◆ **GIVEN PROBLEM**
Take the lines from the one bearing "Rebuild this chart as a Python" to the one bearing "ax.grid(True)", inclusive, and reproduce them exactly; include no other line.

◆ **PROVIDED RECORDS**
::::::
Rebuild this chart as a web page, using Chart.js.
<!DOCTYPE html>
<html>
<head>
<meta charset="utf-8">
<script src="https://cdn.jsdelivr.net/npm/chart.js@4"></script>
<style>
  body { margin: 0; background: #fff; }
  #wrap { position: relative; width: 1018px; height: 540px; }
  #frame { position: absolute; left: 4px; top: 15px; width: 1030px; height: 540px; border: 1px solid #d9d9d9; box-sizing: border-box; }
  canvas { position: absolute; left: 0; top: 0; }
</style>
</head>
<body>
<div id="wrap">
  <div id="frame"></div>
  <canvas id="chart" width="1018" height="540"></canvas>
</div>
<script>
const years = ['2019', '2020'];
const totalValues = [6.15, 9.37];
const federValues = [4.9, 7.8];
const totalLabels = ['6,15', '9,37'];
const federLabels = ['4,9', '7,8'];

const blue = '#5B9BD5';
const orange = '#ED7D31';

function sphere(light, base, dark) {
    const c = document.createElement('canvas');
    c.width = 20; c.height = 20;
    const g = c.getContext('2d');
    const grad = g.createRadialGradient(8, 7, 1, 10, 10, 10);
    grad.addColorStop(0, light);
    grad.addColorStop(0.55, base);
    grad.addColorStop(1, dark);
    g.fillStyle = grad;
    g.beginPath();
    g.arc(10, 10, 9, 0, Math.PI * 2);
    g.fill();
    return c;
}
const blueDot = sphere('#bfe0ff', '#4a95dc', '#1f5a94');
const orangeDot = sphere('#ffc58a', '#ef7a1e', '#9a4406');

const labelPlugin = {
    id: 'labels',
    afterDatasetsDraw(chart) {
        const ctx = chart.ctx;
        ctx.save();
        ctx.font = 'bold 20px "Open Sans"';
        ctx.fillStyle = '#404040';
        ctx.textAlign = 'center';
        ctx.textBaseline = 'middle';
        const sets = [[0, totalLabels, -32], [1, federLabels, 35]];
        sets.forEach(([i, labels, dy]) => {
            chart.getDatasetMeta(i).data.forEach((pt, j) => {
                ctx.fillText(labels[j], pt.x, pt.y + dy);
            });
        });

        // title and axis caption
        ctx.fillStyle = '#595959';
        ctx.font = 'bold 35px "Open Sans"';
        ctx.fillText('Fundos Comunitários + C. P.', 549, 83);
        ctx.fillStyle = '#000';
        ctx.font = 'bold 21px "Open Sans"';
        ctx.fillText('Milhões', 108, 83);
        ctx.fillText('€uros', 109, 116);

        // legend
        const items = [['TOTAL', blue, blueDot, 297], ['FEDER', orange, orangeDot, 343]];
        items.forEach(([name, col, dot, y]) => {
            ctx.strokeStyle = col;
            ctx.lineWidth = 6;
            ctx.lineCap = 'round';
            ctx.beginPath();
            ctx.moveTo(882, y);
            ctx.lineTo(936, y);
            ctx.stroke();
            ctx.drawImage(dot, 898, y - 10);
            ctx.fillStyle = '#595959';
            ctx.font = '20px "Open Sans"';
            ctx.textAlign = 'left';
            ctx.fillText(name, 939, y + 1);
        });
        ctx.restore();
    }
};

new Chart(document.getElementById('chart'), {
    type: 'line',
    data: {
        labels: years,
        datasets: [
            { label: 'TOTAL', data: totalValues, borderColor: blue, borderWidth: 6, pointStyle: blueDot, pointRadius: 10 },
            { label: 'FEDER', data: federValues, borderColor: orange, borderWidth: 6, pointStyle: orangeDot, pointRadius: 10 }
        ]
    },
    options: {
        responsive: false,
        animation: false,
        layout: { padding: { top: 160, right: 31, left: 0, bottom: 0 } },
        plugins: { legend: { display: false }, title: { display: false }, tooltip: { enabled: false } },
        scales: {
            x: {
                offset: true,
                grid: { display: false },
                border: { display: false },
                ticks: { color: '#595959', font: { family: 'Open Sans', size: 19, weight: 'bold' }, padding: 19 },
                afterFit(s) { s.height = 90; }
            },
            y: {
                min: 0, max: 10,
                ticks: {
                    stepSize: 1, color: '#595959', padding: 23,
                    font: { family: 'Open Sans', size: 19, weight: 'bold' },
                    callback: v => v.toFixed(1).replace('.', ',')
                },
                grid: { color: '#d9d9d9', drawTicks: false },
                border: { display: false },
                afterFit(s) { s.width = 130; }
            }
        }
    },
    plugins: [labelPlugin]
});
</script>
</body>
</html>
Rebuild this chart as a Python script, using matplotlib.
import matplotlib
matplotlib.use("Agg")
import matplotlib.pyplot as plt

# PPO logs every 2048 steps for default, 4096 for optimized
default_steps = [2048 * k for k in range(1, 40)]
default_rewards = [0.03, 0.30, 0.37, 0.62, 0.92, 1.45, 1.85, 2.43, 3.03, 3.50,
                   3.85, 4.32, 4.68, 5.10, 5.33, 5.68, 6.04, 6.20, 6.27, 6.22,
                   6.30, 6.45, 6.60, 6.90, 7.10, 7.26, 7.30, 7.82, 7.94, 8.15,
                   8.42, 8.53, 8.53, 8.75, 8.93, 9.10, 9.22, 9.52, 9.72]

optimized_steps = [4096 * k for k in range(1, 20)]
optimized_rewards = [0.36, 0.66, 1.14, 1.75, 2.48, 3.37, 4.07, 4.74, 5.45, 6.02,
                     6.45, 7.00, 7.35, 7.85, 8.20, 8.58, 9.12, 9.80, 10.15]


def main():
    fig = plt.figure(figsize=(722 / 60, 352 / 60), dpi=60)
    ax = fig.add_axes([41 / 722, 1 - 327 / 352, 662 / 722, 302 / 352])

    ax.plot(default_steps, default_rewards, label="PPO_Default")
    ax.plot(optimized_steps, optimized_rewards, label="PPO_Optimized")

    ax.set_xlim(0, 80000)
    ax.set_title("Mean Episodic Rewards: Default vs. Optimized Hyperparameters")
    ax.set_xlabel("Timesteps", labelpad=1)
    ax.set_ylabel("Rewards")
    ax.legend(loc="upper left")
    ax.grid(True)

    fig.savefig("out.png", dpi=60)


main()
::::::
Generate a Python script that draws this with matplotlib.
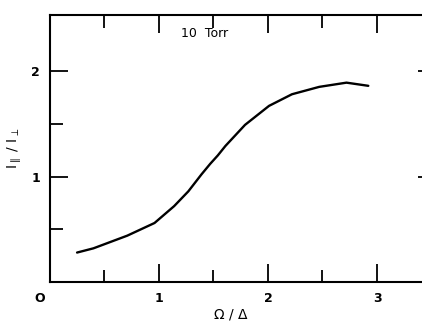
::::::
◆ **REPLY**
Rebuild this chart as a Python script, using matplotlib.
import matplotlib
matplotlib.use("Agg")
import matplotlib.pyplot as plt

# PPO logs every 2048 steps for default, 4096 for optimized
default_steps = [2048 * k for k in range(1, 40)]
default_rewards = [0.03, 0.30, 0.37, 0.62, 0.92, 1.45, 1.85, 2.43, 3.03, 3.50,
                   3.85, 4.32, 4.68, 5.10, 5.33, 5.68, 6.04, 6.20, 6.27, 6.22,
                   6.30, 6.45, 6.60, 6.90, 7.10, 7.26, 7.30, 7.82, 7.94, 8.15,
                   8.42, 8.53, 8.53, 8.75, 8.93, 9.10, 9.22, 9.52, 9.72]

optimized_steps = [4096 * k for k in range(1, 20)]
optimized_rewards = [0.36, 0.66, 1.14, 1.75, 2.48, 3.37, 4.07, 4.74, 5.45, 6.02,
                     6.45, 7.00, 7.35, 7.85, 8.20, 8.58, 9.12, 9.80, 10.15]


def main():
    fig = plt.figure(figsize=(722 / 60, 352 / 60), dpi=60)
    ax = fig.add_axes([41 / 722, 1 - 327 / 352, 662 / 722, 302 / 352])

    ax.plot(default_steps, default_rewards, label="PPO_Default")
    ax.plot(optimized_steps, optimized_rewards, label="PPO_Optimized")

    ax.set_xlim(0, 80000)
    ax.set_title("Mean Episodic Rewards: Default vs. Optimized Hyperparameters")
    ax.set_xlabel("Timesteps", labelpad=1)
    ax.set_ylabel("Rewards")
    ax.legend(loc="upper left")
    ax.grid(True)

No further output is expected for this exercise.